Post-ceasefire strikes halt Lebanon’s recovery
A US-brokered ceasefire ended 12 days of war between Iran and Israel in June, but both sides have since issued belligerent remarks. The conflict marked the first direct confrontation between the countries. Until then, fighting had been carried out between Israel and Tehran’s regional proxies, including Hezbollah, Houthi rebels in Yemen and, to a lesser extent, militia groups in Iraq.
The strike on Sunday hit an apartment building in a busy area of Beirut. It came after about five months of calm in the city’s southern suburbs, a Hezbollah stronghold, following an Israeli attack in June.
Mr Netanyahu’s office said the Prime Minister ordered the attack on the recommendation of Israeli Defence Minister Israel Katz and army chief Eyal Zamir. “Israel is determined to act to achieve its objectives everywhere and at all times,” the office clarified.
Tabatabai had risen in rank during Israel’s war with Hezbollah, which killed most of the group’s top officials. Israel killed Hassan Nasrallah, Hezbollah’s leader since 1992, and several of his senior allies.

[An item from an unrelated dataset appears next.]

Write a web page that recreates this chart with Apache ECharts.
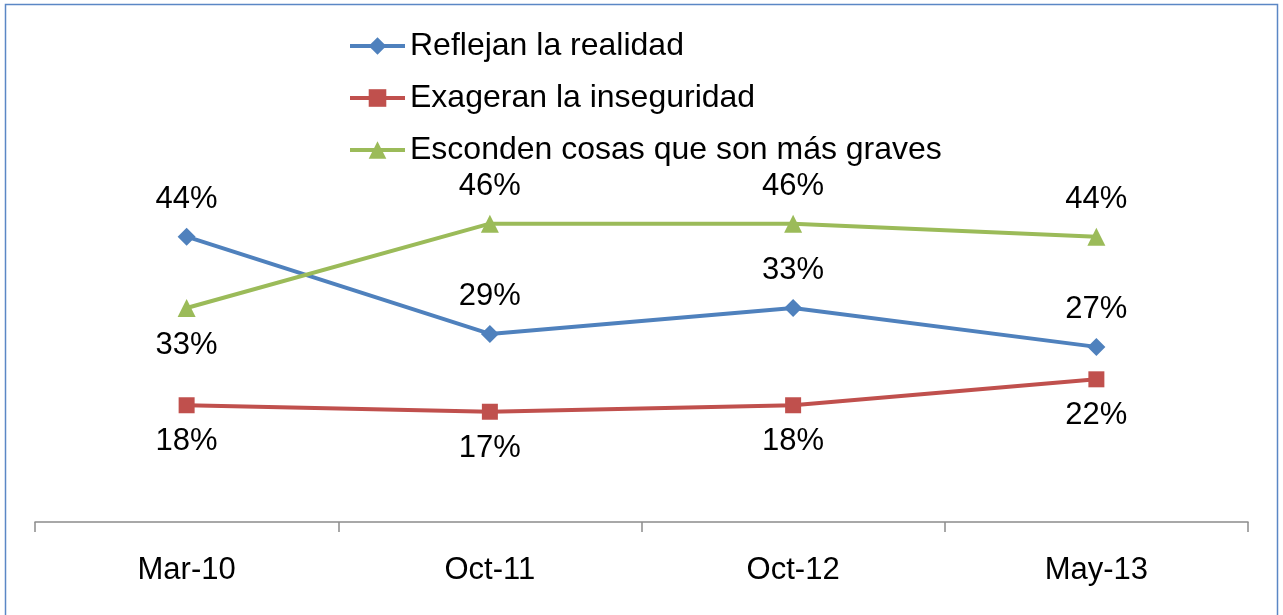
<!DOCTYPE html>
<html>
<head>
<meta charset="utf-8">
<style>
  html, body { margin: 0; padding: 0; background: #fff; }
  #chart { width: 1283px; height: 615px; }
</style>
<script src="https://cdn.jsdelivr.net/npm/echarts@6/dist/echarts.min.js"></script>
</head>
<body>
<div id="chart"></div>
<script>
// Survey waves
const categories = ['Mar-10', 'Oct-11', 'Oct-12', 'May-13'];

// Share of respondents (%) per answer
const seriesNames = [
  'Reflejan la realidad',
  'Exageran la inseguridad',
  'Esconden cosas que son más graves'
];
const reflejan = [44, 29, 33, 27];
const exageran = [18, 17, 18, 22];
const esconden = [33, 46, 46, 44];

const FONT = '"Liberation Sans", Arial, sans-serif';
const FONT_SIZE = 31;
const chart = echarts.init(document.getElementById('chart'));

function lineSeries(name, values, color, symbol, size, labelPos, overrides) {
  return {
    name: name,
    type: 'line',
    data: values.map((v, i) =>
      overrides && overrides[i] ? { value: v, label: { position: overrides[i] } } : v),
    symbol: symbol,
    symbolSize: size,
    lineStyle: { color: color, width: 4 },
    itemStyle: { color: color },
    label: {
      show: true,
      position: labelPos,
      distance: 13,
      formatter: '{c}%',
      color: '#000',
      fontFamily: FONT,
      fontSize: FONT_SIZE
    },
    emphasis: { disabled: true },
    animation: false
  };
}

chart.setOption({
  backgroundColor: '#fff',
  graphic: [{
    type: 'rect',
    shape: { x: 5.5, y: 4.5, width: 1272, height: 640 },
    style: { fill: 'none', stroke: '#5b87c5', lineWidth: 1.5 },
    silent: true
  }],
  legend: {
    orient: 'vertical',
    left: 343,
    top: 24,
    itemWidth: 55,
    itemHeight: 22,
    itemGap: 18,
    lineStyle: { width: 4 },
    textStyle: { fontFamily: FONT, fontSize: 32, color: '#000', lineHeight: 34 },
    data: seriesNames
  },
  grid: { left: 35, right: 35, top: 68, bottom: 93 },
  xAxis: {
    type: 'category',
    data: categories,
    boundaryGap: true,
    axisLine: { lineStyle: { color: '#8c8c8c', width: 1.5 } },
    axisTick: { show: true, length: 10, lineStyle: { color: '#8c8c8c', width: 1.5 } },
    axisLabel: { color: '#000', fontFamily: FONT, fontSize: FONT_SIZE, margin: 33 }
  },
  yAxis: {
    type: 'value',
    min: 0,
    max: 70,
    show: false,
    splitLine: { show: false }
  },
  series: [
    lineSeries(seriesNames[0], reflejan, '#4F81BD', 'diamond', 18, 'top'),
    lineSeries(seriesNames[1], exageran, '#C0504D', 'rect', 16, 'bottom'),
    lineSeries(seriesNames[2], esconden, '#9BBB59', 'triangle', 18, 'top', { 0: 'bottom' })
  ]
});
</script>
</body>
</html>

The Iranian diplomat reiterated his position on how Hezbollah operates, returning to the events that followed the start of the Gaza war in October 2023, when Hamas attacked southern Israel, killing hundreds of Israelis and abducting others. Israel responded with a brutal campaign that destroyed much of the Palestinian enclave and killed more than 69,000 Palestinians, mostly civilians, including thousands of women and children.
“After October 7, Sayyed Nasrallah’s view was that fully entering the war to support Gaza would encourage the US itself to enter the war and occupy Lebanon. That’s why he chose the option of limited support warfare,” he said.
“From the outset, he believed it was better for Iran not to intervene, and of course for the US not to intervene in the war.
“There was no Iranian request for Hezbollah to intervene, strike, or expand its operations. This was Hezbollah’s own decision. We also did not ask him to leave Lebanon or stay. Remaining in Lebanon was a decision he made personally.”